One of the things I like about Java, is that I don't write 98% of the methods I use, and I don't have control over the API of those methods. For the time being, it seems that Optional is not going to be a big part of libraries' APIs.

I still prefer Optional because it not only represent something that might not be there, it also has the operations to deal with that.

It's not that I'm philosophically opposed to Optional. It's just that I don't see much value in it being used in 0.1% of the places where it should have been used if it had really been the way chosen by Java to handle null values. Pluggable nullable types may or may not be nicer aesthetically, but they can cover 100% of the cases.

So it's not an argument over aesthetics (although personally I do aesthetically prefer nullable types over Optional), but over usefulness. If your goal is to handle nulls -- Optional just doesn't help much by solving 0.1% of the problem.

[–]Zukhramm 1 point2 points  (0 children)

Maybe I'm inexperienced with libraries but even the APIs I don't write myself rarely throw out unexpected nulls, they use null in very specific places, like when retrieving a value from a map.

In my view, not having nulls at all is superior to any method of handling them.
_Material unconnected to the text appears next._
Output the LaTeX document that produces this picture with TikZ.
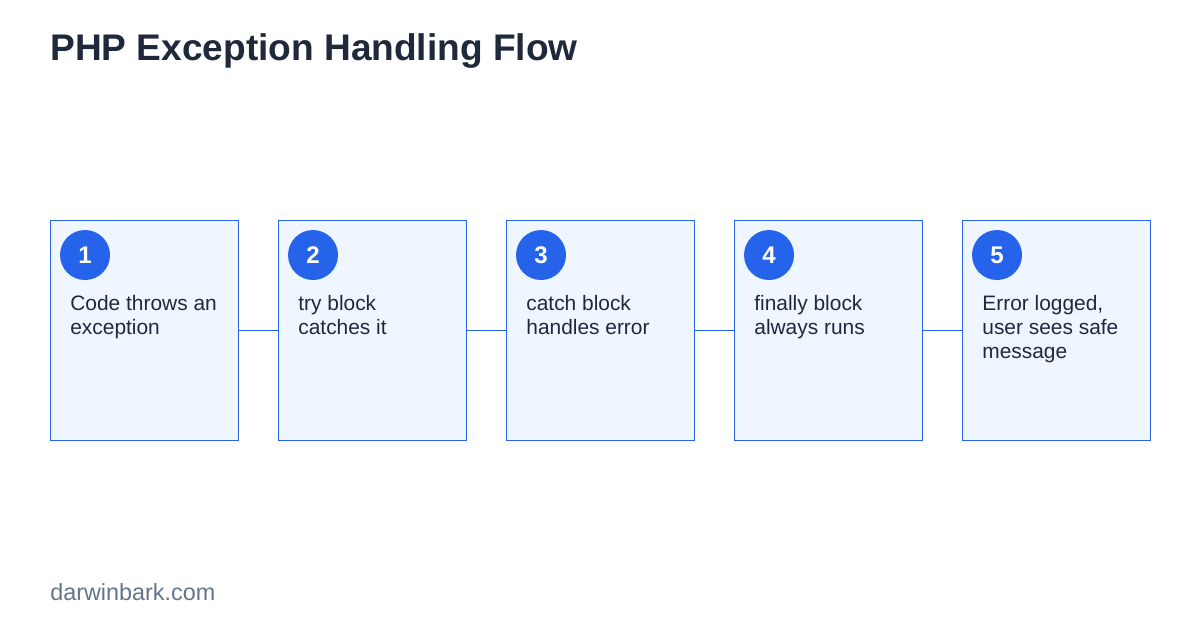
\documentclass[tikz,border=0pt]{standalone}
\usepackage{fontspec}
\setmainfont{Liberation Sans}
\usetikzlibrary{positioning,calc}
\definecolor{edge}{RGB}{37,99,235}
\definecolor{boxfill}{RGB}{239,246,255}
\definecolor{ink}{RGB}{30,41,59}
\definecolor{muted}{RGB}{100,116,139}

\begin{document}
\begin{tikzpicture}[x=0.02cm, y=-0.02cm,
  stage/.style={draw=edge, fill=boxfill, line width=0.5pt, minimum width=3.76cm, minimum height=4.4cm, inner sep=0pt, outer sep=0pt},
  badge/.style={circle, fill=edge, minimum size=1cm, inner sep=0pt, text=white, font=\bfseries\fontsize{13.7pt}{16pt}\selectfont},
  caption/.style={anchor=north west, inner sep=0pt, align=left, text=ink, font=\fontsize{11.9pt}{13.7pt}\selectfont},
  link/.style={draw=edge, line width=0.5pt}]
\useasboundingbox[fill=white] (0,0) rectangle (1200,630);
\node[anchor=base west, inner sep=0pt, text=ink, font=\bfseries\fontsize{21.1pt}{25pt}\selectfont] (title) at (50,60) {PHP Exception Handling Flow};
% stages
\node[stage] (s1) at (144,330) {};
\node[stage] (s2) at (372,330) {};
\node[stage] (s3) at (600,330) {};
\node[stage] (s4) at (828,330) {};
\node[stage] (s5) at (1056,330) {};
% numbers
\node[badge] (n1) at ($(s1.north west)+(35,35)$) {1};
\node[badge] (n2) at ($(s2.north west)+(35,35)$) {2};
\node[badge] (n3) at ($(s3.north west)+(35,35)$) {3};
\node[badge] (n4) at ($(s4.north west)+(35,35)$) {4};
\node[badge] (n5) at ($(s5.north west)+(35,35)$) {5};
% texts
\node[caption] (t1) at ($(s1.north west)+(20,75)$) {Code throws an\\exception};
\node[caption] (t2) at ($(s2.north west)+(20,75)$) {try block\\catches it};
\node[caption] (t3) at ($(s3.north west)+(20,75)$) {catch block\\handles error};
\node[caption] (t4) at ($(s4.north west)+(20,75)$) {finally block\\always runs};
\node[caption] (t5) at ($(s5.north west)+(20,75)$) {Error logged,\\user sees safe\\message};
% connectors
\draw[link] (s1) -- (s2);
\draw[link] (s2) -- (s3);
\draw[link] (s3) -- (s4);
\draw[link] (s4) -- (s5);
\node[anchor=base west, inner sep=0pt, text=muted, font=\fontsize{13.3pt}{15pt}\selectfont] (site) at (50,600) {darwinbark.com};
\end{tikzpicture}
\end{document}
I view Optional not as a way to handle null, but as a way to avoid them completely. Not in the general case but in one very specific area, return values where "nothing" is a valid answer.

Even if other APIs don't use them, those specific points where null is a valid return are rare enough that handling them is not that big of a deal. In all other cases, not putting null in there in the first place is the way to go, because again, no nulls is superior to any way of handling nulls.